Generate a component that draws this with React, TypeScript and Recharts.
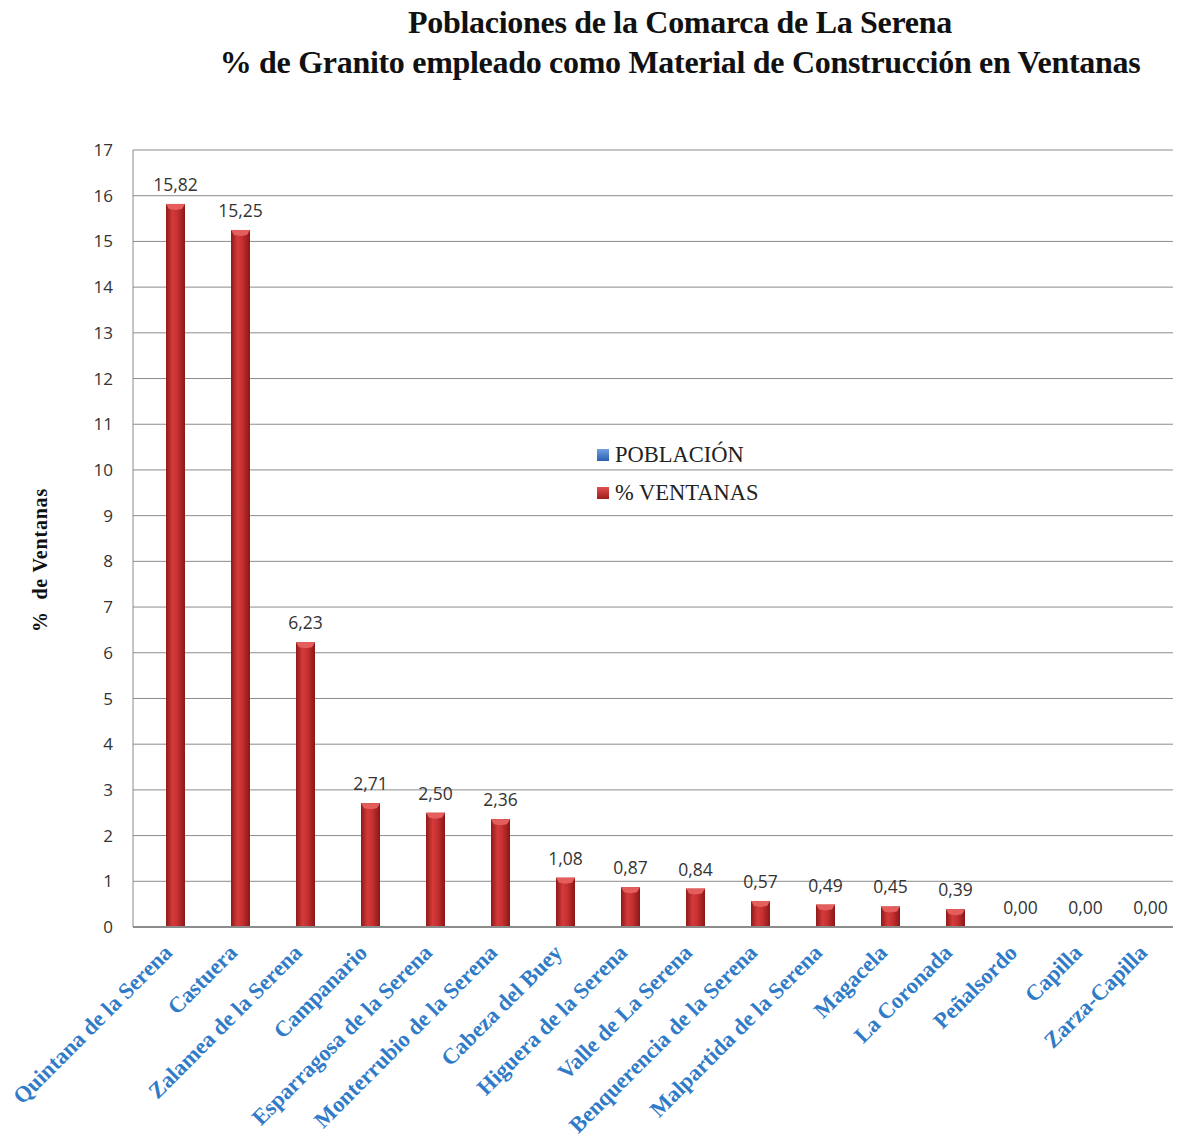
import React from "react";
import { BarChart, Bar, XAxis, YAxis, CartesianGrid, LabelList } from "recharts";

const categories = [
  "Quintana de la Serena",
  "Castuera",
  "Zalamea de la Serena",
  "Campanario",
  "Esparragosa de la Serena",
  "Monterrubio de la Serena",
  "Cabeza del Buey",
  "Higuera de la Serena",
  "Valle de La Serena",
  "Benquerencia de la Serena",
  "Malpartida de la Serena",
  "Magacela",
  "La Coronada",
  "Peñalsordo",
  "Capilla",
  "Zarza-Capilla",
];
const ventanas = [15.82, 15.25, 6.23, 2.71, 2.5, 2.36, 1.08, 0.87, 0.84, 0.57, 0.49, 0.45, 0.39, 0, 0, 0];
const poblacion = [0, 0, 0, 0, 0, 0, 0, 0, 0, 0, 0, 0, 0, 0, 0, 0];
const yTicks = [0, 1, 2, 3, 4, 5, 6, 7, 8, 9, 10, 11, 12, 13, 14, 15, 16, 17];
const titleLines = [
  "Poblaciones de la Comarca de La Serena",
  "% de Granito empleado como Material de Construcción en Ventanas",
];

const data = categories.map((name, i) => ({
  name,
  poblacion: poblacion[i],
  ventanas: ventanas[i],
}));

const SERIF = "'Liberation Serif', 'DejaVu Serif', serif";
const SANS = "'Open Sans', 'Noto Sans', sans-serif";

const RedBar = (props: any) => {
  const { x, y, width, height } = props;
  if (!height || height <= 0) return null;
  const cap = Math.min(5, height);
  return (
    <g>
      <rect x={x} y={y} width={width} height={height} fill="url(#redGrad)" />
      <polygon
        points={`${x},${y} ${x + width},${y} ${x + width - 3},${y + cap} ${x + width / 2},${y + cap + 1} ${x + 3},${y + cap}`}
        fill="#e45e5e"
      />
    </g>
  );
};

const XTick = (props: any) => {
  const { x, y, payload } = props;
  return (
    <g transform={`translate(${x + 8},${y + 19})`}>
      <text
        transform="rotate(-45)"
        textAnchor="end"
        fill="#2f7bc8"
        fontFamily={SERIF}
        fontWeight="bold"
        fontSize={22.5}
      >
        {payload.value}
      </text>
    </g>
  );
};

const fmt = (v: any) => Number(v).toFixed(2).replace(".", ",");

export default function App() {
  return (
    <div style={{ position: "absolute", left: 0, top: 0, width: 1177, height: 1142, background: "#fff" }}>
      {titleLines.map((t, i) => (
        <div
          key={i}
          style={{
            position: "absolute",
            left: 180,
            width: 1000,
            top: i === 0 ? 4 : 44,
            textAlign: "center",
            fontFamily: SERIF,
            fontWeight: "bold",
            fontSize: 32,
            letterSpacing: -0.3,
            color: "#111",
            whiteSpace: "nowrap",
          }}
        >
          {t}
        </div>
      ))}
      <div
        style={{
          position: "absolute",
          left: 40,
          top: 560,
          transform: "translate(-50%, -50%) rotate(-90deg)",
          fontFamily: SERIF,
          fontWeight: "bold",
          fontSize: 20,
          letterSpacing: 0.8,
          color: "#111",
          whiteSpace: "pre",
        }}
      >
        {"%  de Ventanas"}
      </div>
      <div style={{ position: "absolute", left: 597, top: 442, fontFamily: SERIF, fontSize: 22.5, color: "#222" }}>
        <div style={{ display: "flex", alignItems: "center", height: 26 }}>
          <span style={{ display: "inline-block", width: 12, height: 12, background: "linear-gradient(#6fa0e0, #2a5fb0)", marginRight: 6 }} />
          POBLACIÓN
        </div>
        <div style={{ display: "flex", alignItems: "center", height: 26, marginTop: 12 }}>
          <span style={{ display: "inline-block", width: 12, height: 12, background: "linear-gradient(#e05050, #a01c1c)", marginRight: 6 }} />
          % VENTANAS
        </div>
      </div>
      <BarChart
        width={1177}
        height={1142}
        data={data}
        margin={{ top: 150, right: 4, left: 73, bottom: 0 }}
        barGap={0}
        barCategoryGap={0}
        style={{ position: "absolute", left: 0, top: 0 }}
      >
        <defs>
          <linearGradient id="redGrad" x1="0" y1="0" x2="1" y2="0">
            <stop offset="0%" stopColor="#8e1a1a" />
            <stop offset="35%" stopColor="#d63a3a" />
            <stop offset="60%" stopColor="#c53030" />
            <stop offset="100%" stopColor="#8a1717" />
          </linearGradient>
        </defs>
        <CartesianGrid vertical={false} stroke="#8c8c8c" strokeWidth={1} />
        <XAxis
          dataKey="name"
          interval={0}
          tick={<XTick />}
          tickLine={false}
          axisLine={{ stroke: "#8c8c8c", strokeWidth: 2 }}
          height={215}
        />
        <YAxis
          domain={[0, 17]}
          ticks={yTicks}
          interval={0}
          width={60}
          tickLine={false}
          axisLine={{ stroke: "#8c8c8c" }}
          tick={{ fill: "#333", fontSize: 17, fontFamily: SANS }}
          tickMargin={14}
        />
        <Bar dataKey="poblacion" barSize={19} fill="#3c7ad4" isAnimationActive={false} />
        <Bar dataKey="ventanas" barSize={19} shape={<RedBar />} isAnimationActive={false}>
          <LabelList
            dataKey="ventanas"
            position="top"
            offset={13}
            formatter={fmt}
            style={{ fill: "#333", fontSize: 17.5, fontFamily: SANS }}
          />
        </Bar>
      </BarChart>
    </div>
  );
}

- EXERCISE GOAL
Begin at the first line of the material and copy each line exactly through the one containing "YAxis, CartesianGrid, LabelList". Omit pictures.

- EXERCISE ANSWER
Generate a component that draws this with React, TypeScript and Recharts.
import React from "react";
import { BarChart, Bar, XAxis, YAxis, CartesianGrid, LabelList } from "recharts";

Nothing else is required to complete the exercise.